Pour atteindre ces objectifs, plusieurs activités sont organisées par Dionrang Epiphanie, la présidente et son équipe. Dès le lancement des activités, elles ont organisé les 16 jours d’activisme en sensibilisant les élèves dans les écoles, les causeries débats sur les violences faites aux femmes, des tournées médiatiques, des appels à témoignage, la collecte des serviettes hygiéniques pour les centres de ressources pour les jeunes filles aveugles et l’organisation de la marche pacifique. Les deux dernières activités sont la consultation juridique pour les filles-mères célibataires et le self-défense. La première activité, organisée sous l’encadrement des avocates a pour objectif “d’informer ces filles et femmes mères sur les procédures judiciaires à savoir la pension alimentaire, la garde de l’enfant et le droit de l’enfant, leurs droits en tant que fille et un travail mental sur l’estime de soi après accouchement hors mariage”, informe Roukhaya Mahamat Traoré, vice-présidente de la Ltdf. Le self-défense pour contribuer à limiter les attaques dans les rues. “L’objectif n’est pas d’apprendre aux femmes et filles à se battre mais de leur donner des techniques de base devant leur permettre de se défendre en cas d’attaque. Car, les violences faites aux femmes sont récurrentes dans nos communautés. Chaque jour, on se réveille avec un cas et on s’endort avec un autre”, explique-t-elle.
Des efforts anéantis parfois
Des actions posées par la ligue, il y a parfois des déceptions. Plusieurs injonctions anéantissent les efforts de la Ltdf. “On ne veut pas exposer tous les cas pour préserver l’intimité des victimes, mais on traite au quotidien 3 à 4 cas. Nous avions eu à mener de cas en justice et il y a un, récemment, qui est notre première victoire où la fille a obtenu justice. Elle a été mariée de force et puis on a travaillé avec le Public interestlaw center (Pilc) ensemble pour pouvoir résoudre le problème. L’affaire à traîner mais avec la participation du Pilc, nous avions eu gain de cause”, se réjouit Roukhaya Traoré. “Par contre, le cas qui nous a fendu le cœur est celui du commandant de la police qui a violé une fille. Nous avons entamé une procédure pour inculper le violeur. Pendant qu’on attendait le procès, la situation sécuritaire a tout bouleversé. Ce commandant a été relâché sous prétexte qu’on avait besoin de tous les corps disponibles pour protéger le pays”, renchérit-elle.
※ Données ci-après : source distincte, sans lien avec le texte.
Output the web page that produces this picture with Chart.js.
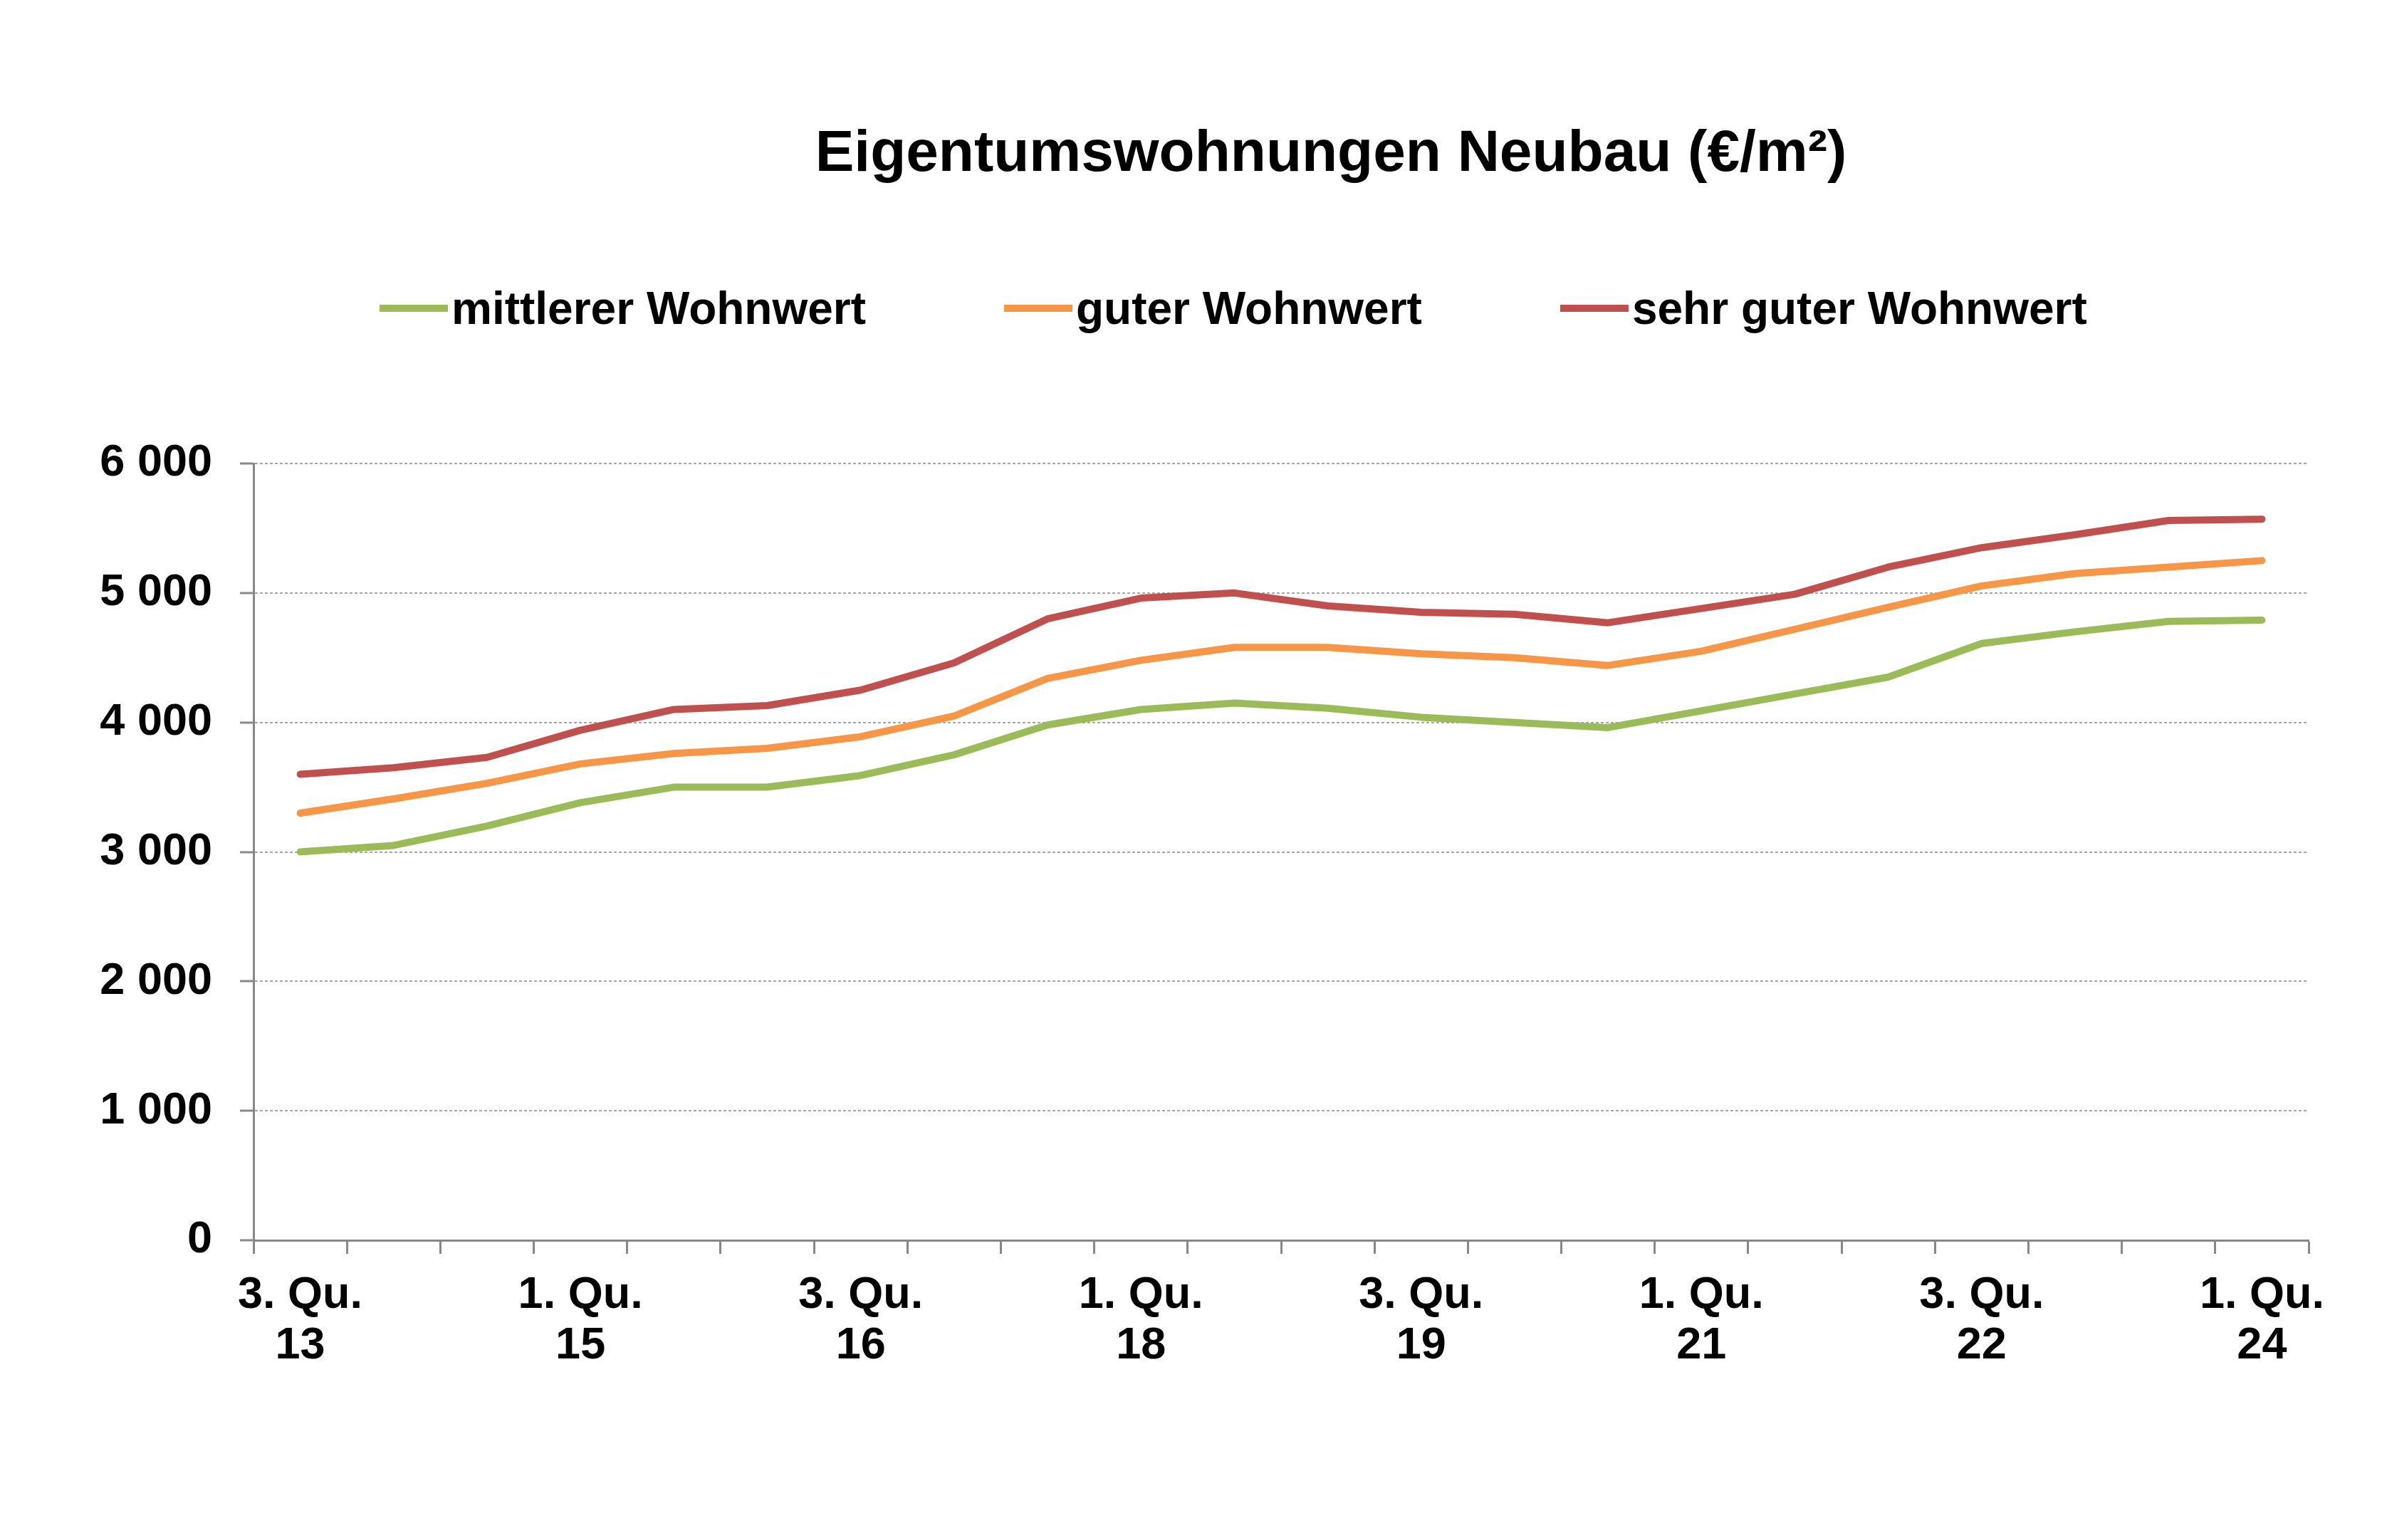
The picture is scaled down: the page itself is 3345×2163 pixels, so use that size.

Actuellement, la Ltdf est une sous-section d’une association de la Ligue internationale, qui a été créée en 2018-2019. “Notre association fonctionne avec l’autorisation de la Ligue internationale. Cependant, nous menons des démarches pour avoir notre propre autorisation de fonctionner au niveau national pour être un peu plus indépendante”, renseigne la vice-présidente. Avec ce statut et partenariat, la Ltdf a réussi à organiser la marche du 21 juin 2021 avec d’autres associations. La consultation juridique en collaboration avec une association pour l’épanouissement de la femme et le Pilc, toutes deux sur le droit de protection des femmes et tout ce qui concerne les violences basées sur le genre. Pour la vice-présidente, les filles doivent retourner la situation en se battant pour occuper leur place dans la société. “Nous nous occupons des aspects socio-psychologiques. En plus, nous sommes aussi en train de faire un travail de réinsertion sociale des victimes, pour leur permettre de se prendre en charge. Nous donnons les profils des filles mères avec qui nous communiquons aux entreprises pour d’éventuels emplois. Cette activité nous attire des menaces au téléphone, sur les réseaux sociaux, mais les filles doivent accepter ce qui leur arrive et cesser de se victimiser”, conclut Roukhaya.